Après un déjeuner sur le pouce, nous traversâmes le Centrum, jusqu’au Dam (la Dam?), pour voir Nieuwe Kerk, la petite nouvelle, et là, quelle déception[8] ! Cela n’a plus rien d’une église, d’ailleurs en son sein se trouve une boutique (et nous entendions ricaner les marchands du temple). Là les murs nus ne valent plus rien, la voûte est sans âme, le lieu proprement déshabité. Nous ne sommes pas allés plus loin que le cordon indiquant la limite de la visite payante. La boutique trouve ici sa fonction : elle permet au badaud de voir ce qu’il y a voir à l’œil, pour peu qu’il résiste aux cartes postales (ce qu’héroïques nous fîmes).

Victoire aux anciens, donc, contre les modernes, qui nous ont beaucoup déçus[9]. Et ce n’est pas Westerkerk qui nous rabibocha : le tombeau de Rembrandt, aux extérieurs engageants, nous a refusé l’entrée. La visite est payante (tout comme dans les deux autres) et ne peut de plus se faire que par petit groupe, ce qui promettait de l’attente et une atroce visite guidée ; mais surtout, elle n’est pas autorisée aux enfants ! Way to bring new blood, church ! Nous passâmes donc chemin. De toutes façons, l’intérieur n’avait rien de très captivant à première vue. Et puis nous avions vu la tombe de Saskia van Uylenburg, la femme de Rembrandt, dans Oude kerk[10]Les deux époux dans la même journée, cela aurait fait trop. (Ou Rembrandt nous en voulait-il, de lui avoir préféré sa femme?)

Notes

[1] En 1370.

[2] Nous voilà déjà en 1400. Comme le temps passe.

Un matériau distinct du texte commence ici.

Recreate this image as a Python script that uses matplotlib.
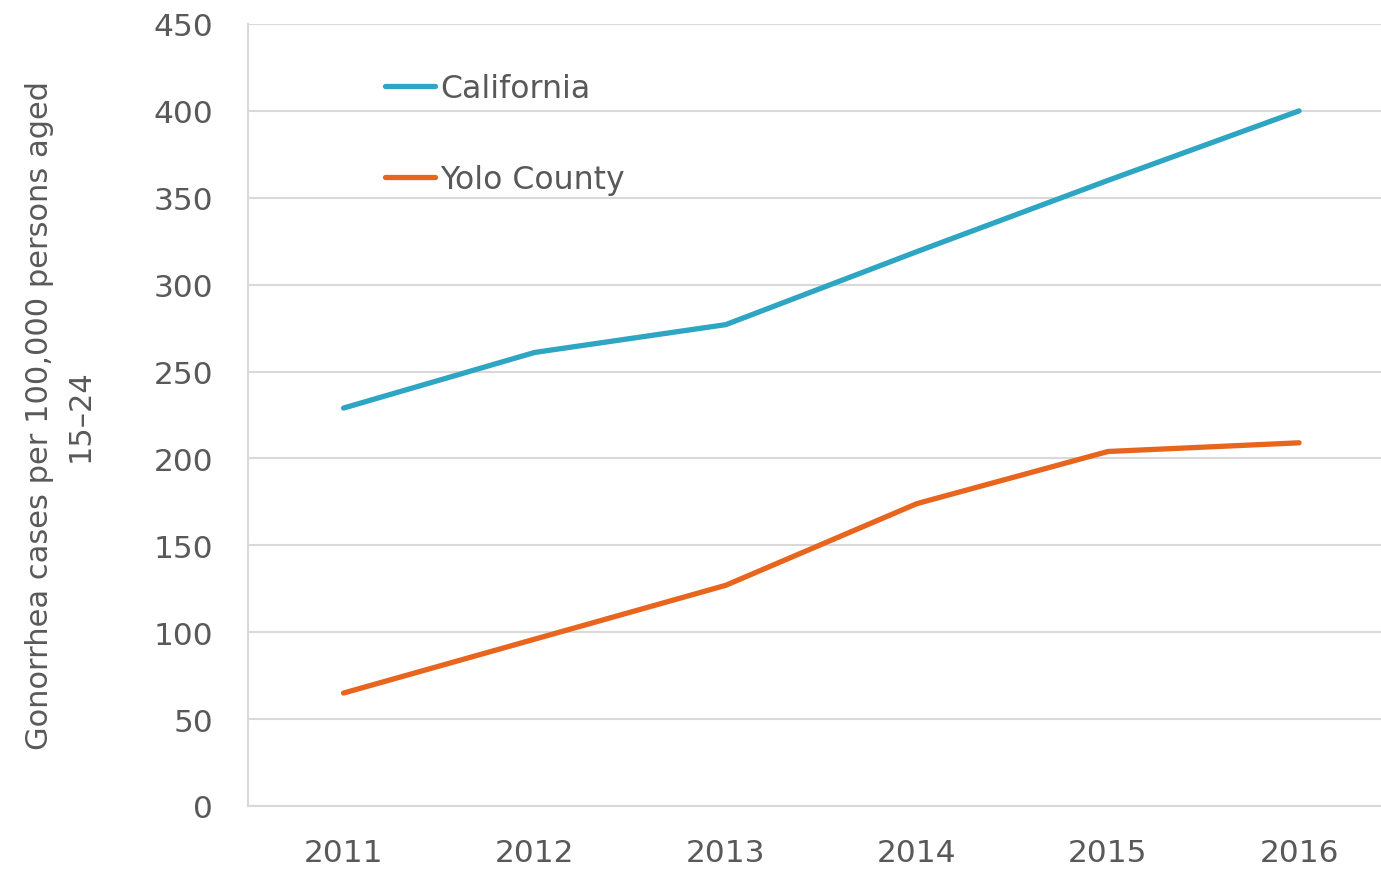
import matplotlib.pyplot as plt

years = ['2011', '2012', '2013', '2014', '2015', '2016']
california = [229, 261, 277, 319, 360, 400]
yolo = [65, 96, 127, 174, 204, 209]

plt.rcParams['font.family'] = ['DejaVu Sans']
gris = '#595959'

fig = plt.figure(figsize=(13.81, 8.7), dpi=100)
ax = fig.add_axes([248 / 1381, 1 - 807 / 870, (1394.6 - 248) / 1381, (807 - 25) / 870])

x = range(len(years))
ax.plot(x, california, color='#2ea5c3', lw=3.8, solid_capstyle='round', label='California')
ax.plot(x, yolo, color='#e8651e', lw=3.8, solid_capstyle='round', label='Yolo County')

ax.set_xlim(-0.5, len(years) - 0.5)
ax.set_ylim(0, 450)
ax.set_yticks(range(0, 451, 50))
ax.set_xticks(list(x))
ax.set_xticklabels(years)
ax.grid(axis='y', color='#d9d9d9', lw=1.5)
ax.set_axisbelow(True)
for s in ['top', 'right']:
    ax.spines[s].set_visible(False)
for s in ['left', 'bottom']:
    ax.spines[s].set_color('#d9d9d9')
    ax.spines[s].set_linewidth(1.5)
ax.tick_params(length=0, labelsize=22.5, colors=gris, pad=25)
ax.tick_params(axis='x', pad=23)

ax.set_ylabel('Gonorrhea cases per 100,000 persons aged\n15\u201324', fontsize=22,
              color=gris, linespacing=1.5)
ax.yaxis.set_label_coords(-0.134, 0.5)

leg = ax.legend(loc='upper left', bbox_to_anchor=(0.1195, 0.937), frameon=False, fontsize=22.7,
                handlelength=1.6, handletextpad=0.15, labelspacing=1.88,
                borderpad=0, borderaxespad=0)
for t in leg.get_texts():
    t.set_color(gris)

plt.savefig('out.png', dpi=100)
plt.close()
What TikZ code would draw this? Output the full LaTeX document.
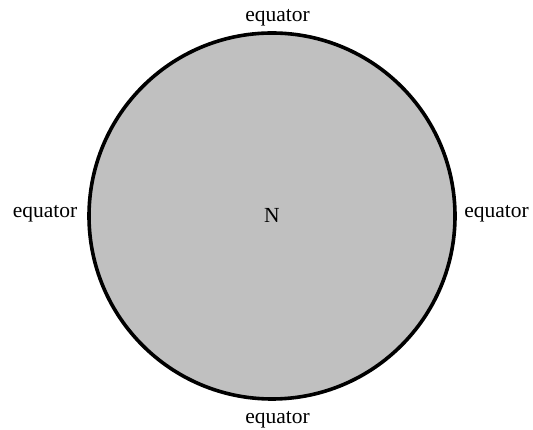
\documentclass[tikz,border=0pt]{standalone}
\usepackage{fontspec}
\setmainfont{Liberation Serif}
\begin{document}
\begin{tikzpicture}[x=1pt,y=-1pt,
  lbl/.style={anchor=base,inner sep=0pt,font=\fontsize{21.5}{24}\selectfont},
  globe/.style={circle,draw=black,line width=3.6pt,fill={rgb,255:red,192;green,192;blue,192},minimum size=366pt,inner sep=0pt}]
\useasboundingbox (0,0) rectangle (533,430);
\node[globe] (g) at (272,216) {};
\node[lbl] (n) at (272,223) {N};
\node[lbl] (top) at (277.5,22) {equator};
\node[lbl] (bot) at (277.5,423) {equator};
\node[lbl] (lft) at (45,218) {equator};
\node[lbl] (rgt) at (496.5,218) {equator};
\end{tikzpicture}
\end{document}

[3] 1460, au doigt mouillé.

[4] En Marignan.

[5] 1560 tout rond.

[6] Cela mérite même un lien (or vous savez que j’en suis très avare). Fascinant, isn’it? Et puis comme ça, vous aurez le plan

[7] Je dois ici avouer quelque chose : d’une part, je n’ai jamais trouvé qu’une église constituait un lieu pour la peinture. L’éclairage y est souvent mauvais. Quand ce n’est pas l’ombre qui enfouit tout détail, ce sont les reflets qui les masquent. D’autre part, les sujets chrétiens n’ont jamais été parmi mes favoris (même si les exceptions sont ici légion).

[8] Pas pour tout le monde : un grand artiste se tenait sur la place, déguisé en Batman. Joseph était ravi.

[9] Tel l’artiste de la note du dessus.

[10] Nous l’avions croisée une fois, sans vouloir nous vanter, à la Frick Collection, en particulier dans un vieux crayonné tardif où son air peu amène avait retenu notre attention (tardif, ou pas ? Internet et sa mémoire me disent « 1636 » et l’information a l’air bonne : la date est inscrite sur le dessin ; or Rembrandt n’avait que trente ans à l’époque, et Saskia vingt-quatre ! Ce n’était que six ans avant sa mort, soit, mais tout de même. Peut-être était-elle laide, tout bêtement ? Ça expliquerait que le maître n’ait pas voulu être enterré à ses côtés.). (Le dessin en question, histoire que vous vous rendiez compte. Et puis cet autre, au crayon, à l’encre et au fusain, pour lui rendre justice, puisqu’il est magnifique. Les âmes méchantes remarqueront qu’on y distingue mal son visage.)